Lordly Lebed Confident of Win

Security tsar Alexander Lebed cast his vote in western Moscow Wednesday morning and left no doubt that he plans to take a central role in the leadership of post-election Russia.

Accompanied by his wife Inna and a swarm of reporters, a gregarious and confident Lebed predicted a Yeltsin victory outside a polling station in Moscow's Kuntsevo region.

"The president, of course, will win," he said. "I have no doubt."

But the burly ex-general, who was omnipresent in the news and on the airwaves while President Boris Yeltsin recovered from an illness this past week, furthered speculation that his demands for sweeping policy-making powers for his Security Council may force a post-election showdown between himself and the president.

Asked if he thought he might become an "uncomfortable" member of Yeltsin's team following the election, Lebed replied:

"I already am an uncomfortable member. So what?"

Lebed, who on Tuesday outlined the ambitious economic, military and environmental program he planned to institute as security chief, added that he expected Yeltsin to sign a decree granting him additional powers Wednesday.
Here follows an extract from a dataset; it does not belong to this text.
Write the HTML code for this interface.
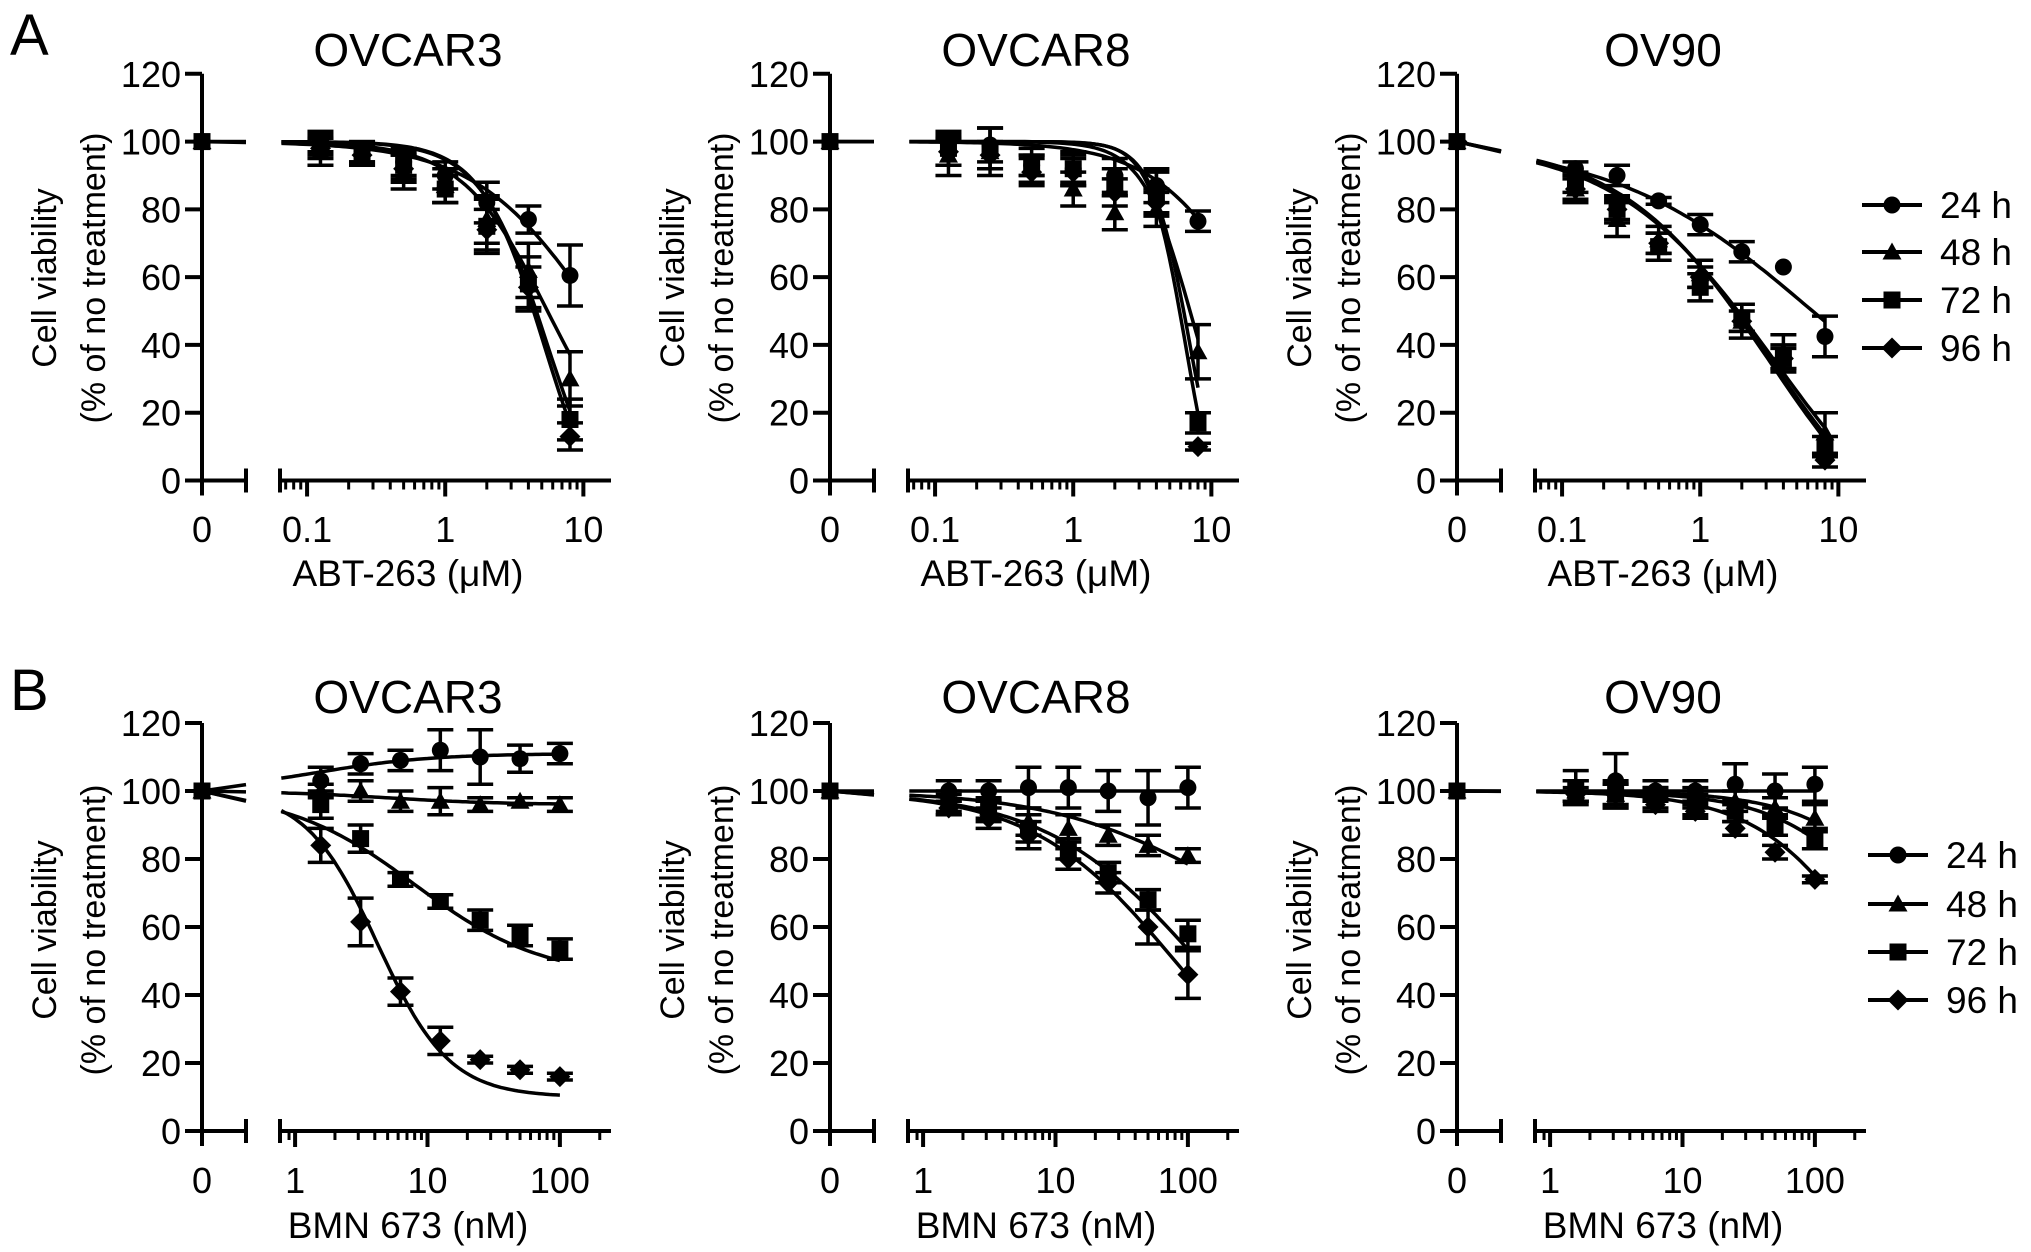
<!DOCTYPE html>
<html><head><meta charset="utf-8"><title>Cell viability</title>
<style>
html,body{margin:0;padding:0;background:#fff;}
svg{display:block;font-family:"Liberation Sans",Arial,sans-serif;}
</style></head>
<body>
<svg id="fig" width="2031" height="1252" viewBox="0 0 2031 1252" xmlns="http://www.w3.org/2000/svg">
<text x="10" y="55" font-size="58">A</text>
<text x="10" y="710" font-size="58">B</text>
</svg>
<script>
// ---- data ----
const seriesNames = ['24 h','48 h','72 h','96 h'];
const concA = [0.125,0.25,0.5,1,2,4,8];
const concB = [1.5625,3.125,6.25,12.5,25,50,100];
const ticksA = [0.1,1,10];
const tickLabelsA = ['0.1','1','10'];
const ticksB = [1,10,100];
const tickLabelsB = ['1','10','100'];
const yTicks = [0,20,40,60,80,100,120];

// A OVCAR3
const a1_24 = [99,97,94,90,82,77,60.5];
const a1_48 = [97,96,91,87,77,62,30];
const a1_72 = [100,97,93,86,75,58,18];
const a1_96 = [98,96,92,86,74,57,13];
const a1Sd = [[3,3,4,4,6,4,9],[4,3,5,5,7,8,8],[3,3,4,4,8,8,6],[3,3,4,4,6,6,4]];
const a1Right = [0,0,-20,-20], a1Ic = [12,5.5,5.5,5.2], a1Hill = [1,1.4,1.8,1.9];
// A OVCAR8
const a2_24 = [97,99,93,92,90,87,76.5];
const a2_48 = [96,97,92,86,79,80,38];
const a2_72 = [98,98,94,92,88,85,17];
const a2_96 = [97,96,91,91,85,82,10];
const a2Sd = [[4,5,3,4,5,5,3],[6,7,4,5,5,5,8],[5,6,4,5,4,6,3],[4,4,4,4,4,4,1]];
const a2Right = [0,0,-20,-20], a2Ic = [22,7,7,6.5], a2Hill = [1.2,2.5,3.2,3.4];
// A OV90
const a3_24 = [92,90,82.5,75.5,67.5,63,42.5];
const a3_48 = [86,77,71,61,47,38,14];
const a3_72 = [88,80,69,57,48,36,10];
const a3_96 = [86,80,70,60,47,36,6];
const a3Sd = [[2,3,1,3,3,0,6],[4,5,4,4,5,5,6],[3,4,4,4,4,4,3],[3,3,3,3,3,3,2]];
const a3Right = [0,-30,-30,-30], a3Ic = [6.5,3.5,3.3,3.2], a3Hill = [0.6,0.75,0.78,0.8];
// B OVCAR3
const b1_24 = [103,108,109,112,110,109.5,111];
const b1_48 = [100,100,97,97,96,97,96];
const b1_72 = [96,86,74,67.5,62,57.5,53.5];
const b1_96 = [84,61.5,41,26.5,21,18,16];
const b1Sd = [[4,3,3,6,8,4,3],[2,3,3,4,2,1,2],[4,4,2,2,3,3,3],[5,7,4,4,1,1,1]];
const b1Right = [111,96,45,10], b1Ic = [1.5,5,8,4.2], b1Hill = [1,1,0.9,1.6];
// B OVCAR8
const b2_24 = [100,100,101,101,100,98,101];
const b2_48 = [97,95,91,89,87,84,81];
const b2_72 = [96,94,89,83,76,68,58];
const b2_96 = [95,92,87,80,73,60,46];
const b2Sd = [[3,3,6,6,6,8,6],[3,3,4,4,3,3,2],[3,3,4,3,3,3,4],[2,3,4,3,3,5,7]];
const b2Right = [100,50,0,0], b2Ic = [10,150,120,80], b2Hill = [1,0.7,0.75,0.8];
// B OV90
const b3_24 = [101,103,100,100,102,100,102];
const b3_48 = [100,99,99,98,97,95,92];
const b3_72 = [100,99,98,96,94,90,86];
const b3_96 = [99,99,96,94,89,82,74];
const b3Sd = [[5,8,3,3,6,5,5],[3,3,2,3,3,3,4],[3,4,3,3,3,3,3],[2,3,2,2,2,2,1]];
const b3Right = [100,0,0,0], b3Ic = [10,1000,600,300], b3Hill = [1,1,1,1];
const zeroValue = 100;
const fitLeft = 100;

// ---- layout ----
const svg = document.getElementById('fig');
const NS = 'http://www.w3.org/2000/svg';
function mk(tag, attrs, parent){
  const e = document.createElementNS(NS, tag);
  for (const k in attrs) e.setAttribute(k, attrs[k]);
  (parent||svg).appendChild(e);
  return e;
}
const rows = {
  A:{y0:480.5, y120:73.8, conc:concA, ticks:ticksA, tl:tickLabelsA, logStart:-1.196, logEnd:1.2, tickBase:542, xTitleBase:586, titleBase:66, ylabY:278, xtitle:'ABT-263 (\u03bcM)'},
  B:{y0:1131, y120:723, conc:concB, ticks:ticksB, tl:tickLabelsB, logStart:-0.114, logEnd:2.386, tickBase:1193, xTitleBase:1238, titleBase:713, ylabY:930, xtitle:'BMN 673 (nM)'}
};
const panels = [
  {row:'A', col:0, title:'OVCAR3', vals:[a1_24,a1_48,a1_72,a1_96], sd:a1Sd, right:a1Right, ic:a1Ic, hill:a1Hill, name:'a-ovcar3'},
  {row:'A', col:1, title:'OVCAR8', vals:[a2_24,a2_48,a2_72,a2_96], sd:a2Sd, right:a2Right, ic:a2Ic, hill:a2Hill, name:'a-ovcar8'},
  {row:'A', col:2, title:'OV90', vals:[a3_24,a3_48,a3_72,a3_96], sd:a3Sd, right:a3Right, ic:a3Ic, hill:a3Hill, name:'a-ov90'},
  {row:'B', col:0, title:'OVCAR3', vals:[b1_24,b1_48,b1_72,b1_96], sd:b1Sd, right:b1Right, ic:b1Ic, hill:b1Hill, name:'b-ovcar3'},
  {row:'B', col:1, title:'OVCAR8', vals:[b2_24,b2_48,b2_72,b2_96], sd:b2Sd, right:b2Right, ic:b2Ic, hill:b2Hill, name:'b-ovcar8'},
  {row:'B', col:2, title:'OV90', vals:[b3_24,b3_48,b3_72,b3_96], sd:b3Sd, right:b3Right, ic:b3Ic, hill:b3Hill, name:'b-ov90'}
];
const colDx = [0, 628, 1255];
const legends = {A:{lineX:1862, textX:1940, y:[205,252,300,348]}, B:{lineX:1868, textX:1946, y:[855,904,952,1000]}};

function marker(kind, cx, cy, g){
  const r = 8.5;
  let e;
  if (kind===0) e = mk('circle',{cx:cx,cy:cy,r:r,fill:'#000'},g);
  else if (kind===1) e = mk('polygon',{points:`${cx},${cy-r-1} ${cx+r+1},${cy+r-1} ${cx-r-1},${cy+r-1}`,fill:'#000'},g);
  else if (kind===2) e = mk('rect',{x:cx-r,y:cy-r,width:2*r,height:2*r,fill:'#000'},g);
  else e = mk('polygon',{points:`${cx},${cy-r-2} ${cx+r+2},${cy} ${cx},${cy+r+2} ${cx-r-2},${cy}`,fill:'#000'},g);
  return e;
}

panels.forEach(p => {
  const R = rows[p.row];
  const dx = colDx[p.col];
  const yAx = 202 + dx, leftEnd = 246 + dx, logX0 = 280 + dx, logX1 = 611 + dx;
  const ys = v => R.y0 - (v/120)*(R.y0 - R.y120);
  const xs = c => logX0 + (Math.log10(c) - R.logStart)/(R.logEnd - R.logStart)*(logX1 - logX0);
  const g = mk('g',{});
  
  
  const t = mk('text',{x:408+dx, y:R.titleBase, 'font-size':46, 'text-anchor':'middle'}, g);
  t.textContent = p.title;
  
  
  const ya = mk('g',{stroke:'#000','stroke-width':4,fill:'none'}, g);
  
  
  mk('line',{x1:yAx,y1:ys(120),x2:yAx,y2:R.y0+15}, ya);
  yTicks.forEach(v => {
    mk('line',{x1:yAx-17,y1:ys(v),x2:yAx,y2:ys(v)}, ya);
    const tl = mk('text',{x:yAx-21,y:ys(v)+13,'font-size':36,'text-anchor':'end',fill:'#000',stroke:'none'}, g);
    tl.textContent = v;
    
    
  });
  const y1 = mk('text',{x:0,y:0,'font-size':34,'text-anchor':'middle',transform:`translate(${56+dx},${R.ylabY}) rotate(-90)`}, g);
  y1.textContent = 'Cell viability';
  
  
  const y2 = mk('text',{x:0,y:0,'font-size':34,'text-anchor':'middle',transform:`translate(${105+dx},${R.ylabY}) rotate(-90)`}, g);
  y2.textContent = '(% of no treatment)';
  
  
  const xa = mk('g',{stroke:'#000','stroke-width':4,fill:'none'}, g);
  
  
  mk('line',{x1:yAx,y1:R.y0,x2:leftEnd,y2:R.y0}, xa);
  mk('line',{x1:leftEnd,y1:R.y0-12,x2:leftEnd,y2:R.y0+12}, xa);
  mk('line',{x1:logX0,y1:R.y0,x2:logX1,y2:R.y0}, xa);
  mk('line',{x1:logX0,y1:R.y0-12,x2:logX0,y2:R.y0+12}, xa);
  const l0 = mk('text',{x:yAx,y:R.tickBase,'font-size':36,'text-anchor':'middle'}, g);
  l0.textContent = '0';
  
  
  const dStart = Math.floor(R.logStart), dEnd = Math.ceil(R.logEnd);
  for (let d = dStart; d <= dEnd; d++) {
    for (let m = 1; m <= 9; m++) {
      const lv = d + Math.log10(m);
      if (lv < R.logStart + 0.03 || lv > R.logEnd - 0.01) continue;
      const x = xs(Math.pow(10, lv));
      mk('line',{x1:x,y1:R.y0,x2:x,y2:R.y0 + (m===1?16:9),'stroke-width':m===1?4:3}, xa);
    }
  }
  R.ticks.forEach((tv,i) => {
    const tl = mk('text',{x:xs(tv),y:R.tickBase,'font-size':36,'text-anchor':'middle'}, g);
    tl.textContent = R.tl[i];
    
    
  });
  const xt = mk('text',{x:408+dx,y:R.xTitleBase,'font-size':37,'text-anchor':'middle'}, g);
  xt.textContent = R.xtitle;
  
  
  p.vals.forEach((vals, si) => {
    const sg = mk('g',{}, g);
    
    
    const fit = c => p.right[si] + (fitLeft - p.right[si])/(1 + Math.pow(c/p.ic[si], p.hill[si]));
    const cLast = R.conc[R.conc.length-1];
    const lStart = R.logStart + 0.01, lEnd = Math.log10(cLast);
    let d = '';
    for (let k = 0; k <= 80; k++) {
      const lc = lStart + (lEnd - lStart)*k/80;
      const c = Math.pow(10, lc);
      d += (k ? 'L' : 'M') + xs(c).toFixed(1) + ',' + ys(fit(c)).toFixed(1);
    }
    const curve = mk('path',{d:d,fill:'none',stroke:'#000','stroke-width':3.5}, sg);
    
    
    const startVal = fit(Math.pow(10,R.logStart));
    const seg = mk('line',{x1:yAx,y1:ys(zeroValue),x2:leftEnd,y2:ys(zeroValue + (startVal - zeroValue)*0.5),stroke:'#000','stroke-width':3.5}, sg);
    
    
    const zp = marker(si, yAx, ys(zeroValue), sg);
    
    
    vals.forEach((v, i) => {
      const x = xs(R.conc[i]);
      const s = p.sd[si][i];
      if (s > 0.5) {
        const eb = mk('path',{d:`M${x},${ys(v+s)}L${x},${ys(v-s)}M${x-13},${ys(v+s)}L${x+13},${ys(v+s)}M${x-13},${ys(v-s)}L${x+13},${ys(v-s)}`,stroke:'#000','stroke-width':3.5,fill:'none'}, sg);
        
        
      }
      const m = marker(si, x, ys(v), sg);
      
      
    });
  });
});

['A','B'].forEach(r => {
  const L = legends[r];
  const lg = mk('g',{});
  
  
  seriesNames.forEach((n, si) => {
    const eg = mk('g',{}, lg);
    
    
    const y = L.y[si];
    mk('line',{x1:L.lineX,y1:y,x2:L.lineX+60,y2:y,stroke:'#000','stroke-width':4}, eg);
    marker(si, L.lineX+30, y, eg);
    const t = mk('text',{x:L.textX,y:y+13,'font-size':37}, eg);
    t.textContent = n;
  });
});
</script>
</body></html>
Yeltsin's press service had no comment about Lebed's powers or the security program.

Although he said he "wasn't interested in power for the sake of power," Lebed's program defines the purview of the Security Council as being so wide that it would make the presidency all but irrelevant.

If he gets his way, Lebed will have the authority to renationalize the military-industrial complex, impose strict travel restrictions on foreigners, forcibly reduce the amount of foreign goods imported into Russia, and use his own methods to eliminate crime and corruption and reform the military.

Lebed, who told the German magazine Der Spiegel a week ago that he thought he might become president "even before the year 2000," which is the scheduled date for the next presidential elections, also offered his view of democracy and concept of the constitutional presidency.

"I do not feel myself to completely be a democrat. Better to say I'm a half-democrat," he said. "If we go down the road of a parliamentary republic, nothing will work out for us.

"About the presidency, I think it is fine. In Russia we had a tsar, and then he was replaced by the general secretary. Now we have a president. It is in our tradition, and all one and the same." Lebed's remarks came in the wake of a series of controversial comments he has made over the course of the last week which left him looking, particularly in light of Yeltsin's absence, like a loose cannon in the presidential adminstration.

On Monday, Lebed said that in his fight against crime he would "shoot people, but reasonably" and that there would be no return to Stalinist-style purges because there is "no enthusiasm" for such measures.

Earlier, he had blasted foreign religious sects, among them the American Mormon Church, as being "filth and scum" which he would prohibit from performing missionary work in Russia.

At his jam-packed Tuesday press conference, which was recorded by more than 40 foreign and local television stations, Lebed did little to back off his earlier rhetoric. When told that some Mormons had been alarmed by his statements, Lebed laughed.

"Oh, poor Mormons," he quipped. "I did not want to offend them, but since they have taken offense, I am planning to send a squad of Seventh Day Adventist parachustists to Salt Lake City. If the Mormons receive them as their own, I will ask for their forgiveness."